A WOMAN who died from the human form of mad cow disease was the daughter of a friend of John Gummer, the former agriculture minister who fed his child a hamburger during the BSE crisis to try to show that beef was safe.
Elizabeth Smith, 23, a student, from Suffolk, died from variant Creutzfeldt-Jakob disease (vCJD) last week, three years after becoming ill.
Her father, retired vicar Roger Smith, said his daughter rarely ate burgers as a child and enjoyed a "norm
al, healthy diet".
He said Mr Gummer, who encouraged his four-year-old daughter Cordelia to eat a burger in front of TV cameras in 1990, was a "personal friend" and had been one of his parishioners.
Mr Smith said of his daughter's diet: "If you live in the depths of the countryside, there aren't burger bars everywhere, so she hardly ate any.

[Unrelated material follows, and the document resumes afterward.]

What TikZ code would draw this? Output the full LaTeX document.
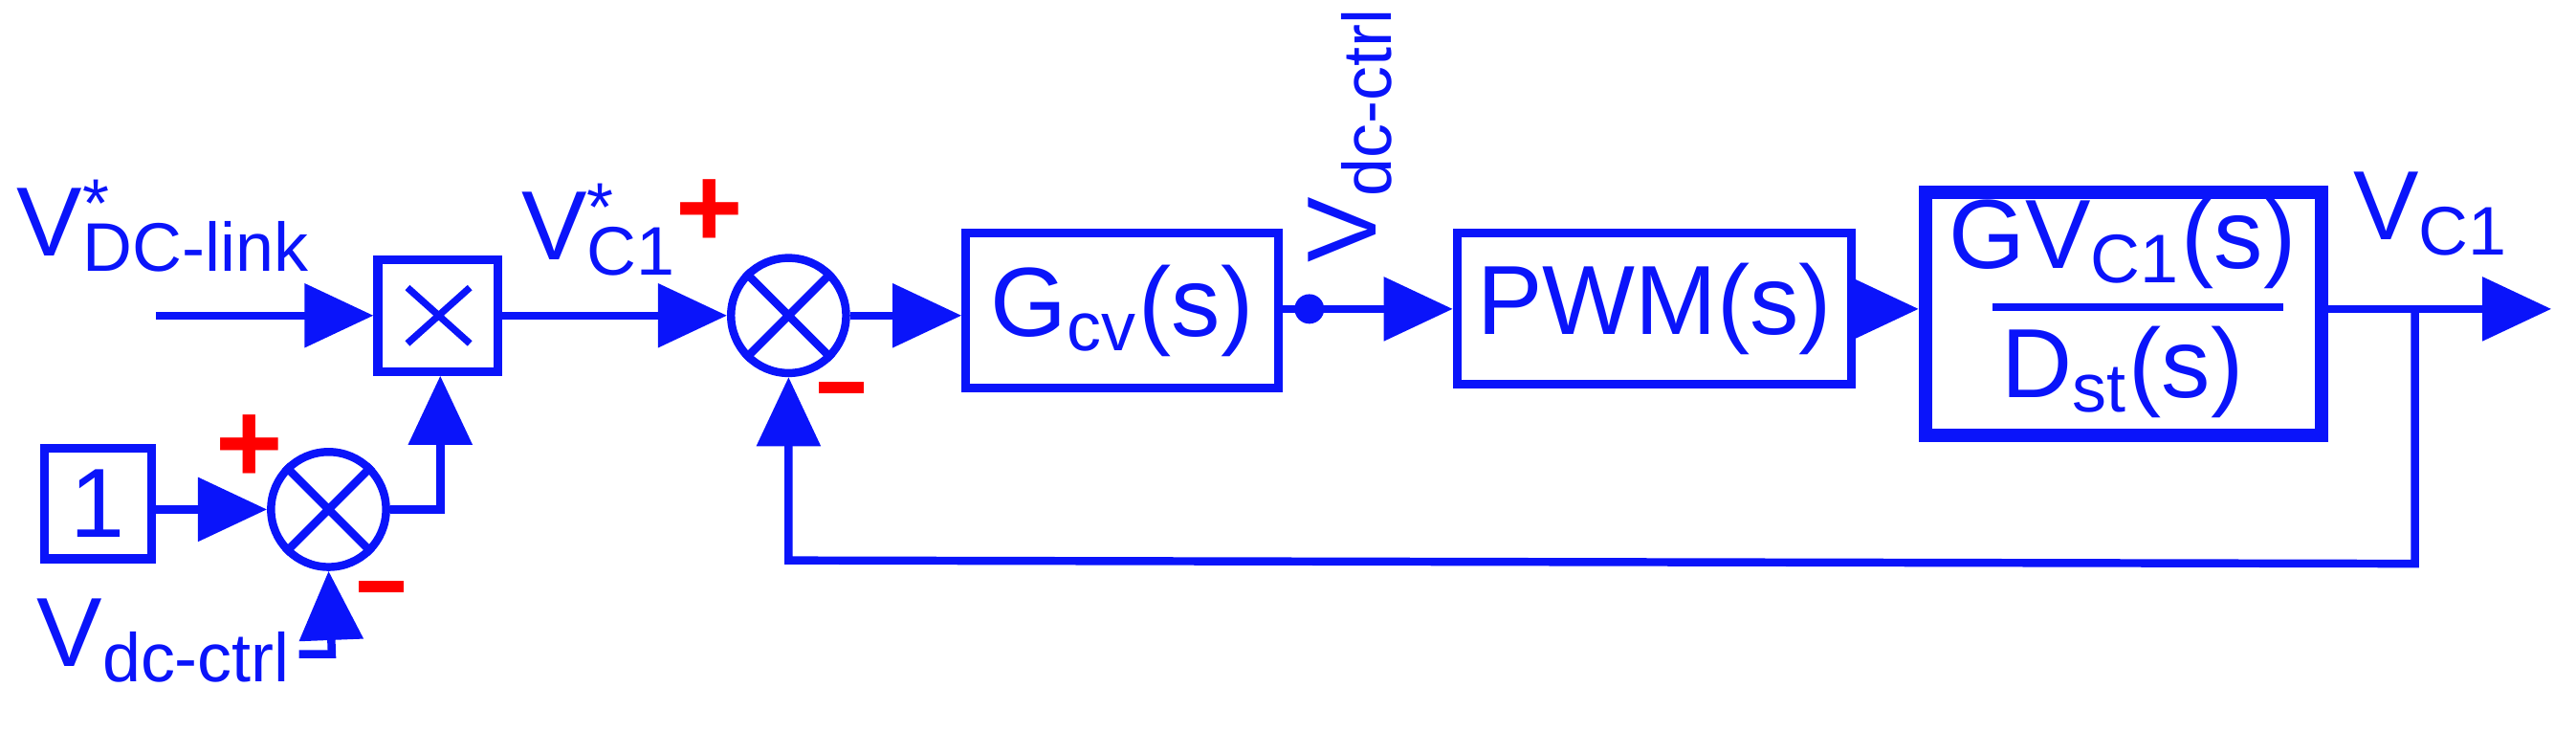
\documentclass[tikz,border=0pt]{standalone}
\usepackage{fontspec}
\setmainfont{Liberation Sans}
\usetikzlibrary{arrows.meta}
\definecolor{bl}{RGB}{10,20,250}
\begin{document}
\begin{tikzpicture}[x=0.01cm,y=-0.01cm,
  line width=1.4pt, draw=bl, color=bl,
  arr/.style={-{Triangle[length=0.42cm,width=0.38cm]}},
  blk/.style={draw, rectangle, inner sep=0, line width=1.5pt},
  sumn/.style={draw, circle, minimum size=0.7cm, inner sep=0},
  txt/.style={text=bl, font=\fontsize{17}{19}\selectfont, inner sep=0},
  sgn/.style={text=red, font=\fontsize{20}{22}\selectfont\bfseries, inner sep=0}]
\useasboundingbox (0,0) rectangle (1568,445);
% blocks
\node[blk, minimum width=0.73cm, minimum height=0.68cm] (mul) at (266.5,192) {};
\draw[line width=1.2pt] (248,175) -- (286,209) (248,209) -- (286,175);
\node[sumn] (s1) at (480,192) {};
\draw (s1.45) -- (s1.225) (s1.135) -- (s1.315);
\node[sumn] (s2) at (200,310) {};
\draw (s2.45) -- (s2.225) (s2.135) -- (s2.315);
\node[blk, minimum width=0.65cm, minimum height=0.67cm, txt] (one) at (59.5,306.5) {1};
\node[blk, minimum width=1.9cm, minimum height=0.94cm, txt] (gcv) at (683,189) {G\textsubscript{cv}(s)};
\node[blk, minimum width=2.4cm, minimum height=0.92cm, txt] (pwm) at (1007,188) {PWM(s)};
\node[blk, line width=2.3pt, minimum width=2.41cm, minimum height=1.48cm] (gv) at (1292.5,191) {};
\node[txt, anchor=south] at (1292,178) {GV\textsubscript{C1}(s)};
\draw (1213,187) -- (1390,187);
\node[txt, anchor=north] at (1292,196) {D\textsubscript{st}(s)};
% coordinates
\coordinate (in1) at (95,192);
\coordinate (dot) at (797,188);
\coordinate (out) at (1553,188);
\coordinate (fb) at (1470,188);
\coordinate (vin) at (182,398);
\coordinate (c268) at (268,310);
% connectors
\draw[arr] (in1) -- (mul.west);
\draw[arr] (mul.east) -- (s1.west);
\draw[arr] (s1.east) -- (gcv.west |- s1.east);
\draw[arr] (gcv.east |- dot) -- (pwm.west);
\fill (dot) circle (9);
\draw[arr] (pwm.east) -- (gv.west |- pwm.east);
\draw[arr] (gv.east |- out) -- (out);
\draw[arr] (fb) -- (1470,343) -- (480,341) -- (s1.south);
\draw[arr] (one.east |- s2.west) -- (s2.west);
\draw[arr] (s2.east) -- (c268) -- (c268 |- mul.south);
\draw[arr] (vin) -- (202,398) -- (s2.south);
% labels
\node[txt, anchor=south west] at (8,168) {V\rlap{\textsuperscript{\raisebox{-0.2ex}{*}}}\textsubscript{DC-link}};
\node[txt, anchor=south west] at (315,170) {V\rlap{\textsuperscript{\raisebox{-0.2ex}{*}}}\textsubscript{C1}};
\node[txt, anchor=south west] at (1430,158) {V\textsubscript{C1}};
\node[txt, anchor=north west] at (20,362) {V\textsubscript{dc-ctrl}};
\node[txt, anchor=south west, rotate=90] at (850,162) {V\textsubscript{dc-ctrl}};
\node[sgn] at (432,130) {+};
\node[sgn] at (512,236) {\rule{0.27cm}{0.07cm}};
\node[sgn] at (152,273) {+};
\node[sgn] at (232,357) {\rule{0.27cm}{0.07cm}};
\end{tikzpicture}
\end{document}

"It may be nothing to do with beef burgers. We don't want to scare people because it is an extremely rare disease. In fact, I would tell people to worry more about their driving than getting CJD."
Ms Smith, who had hoped to become a teacher, took ill in August 2004 but was not diagnosed with vCJD until March 2005.
Her father said: "She was unable to walk for the last two years of her life and couldn't speak or smile. She had to be cared for 24 hours a day, seven days a week.
"She was more helpless for those last two years than when she was born - at least then she could move her arms and cry, but by the end she couldn't even do that."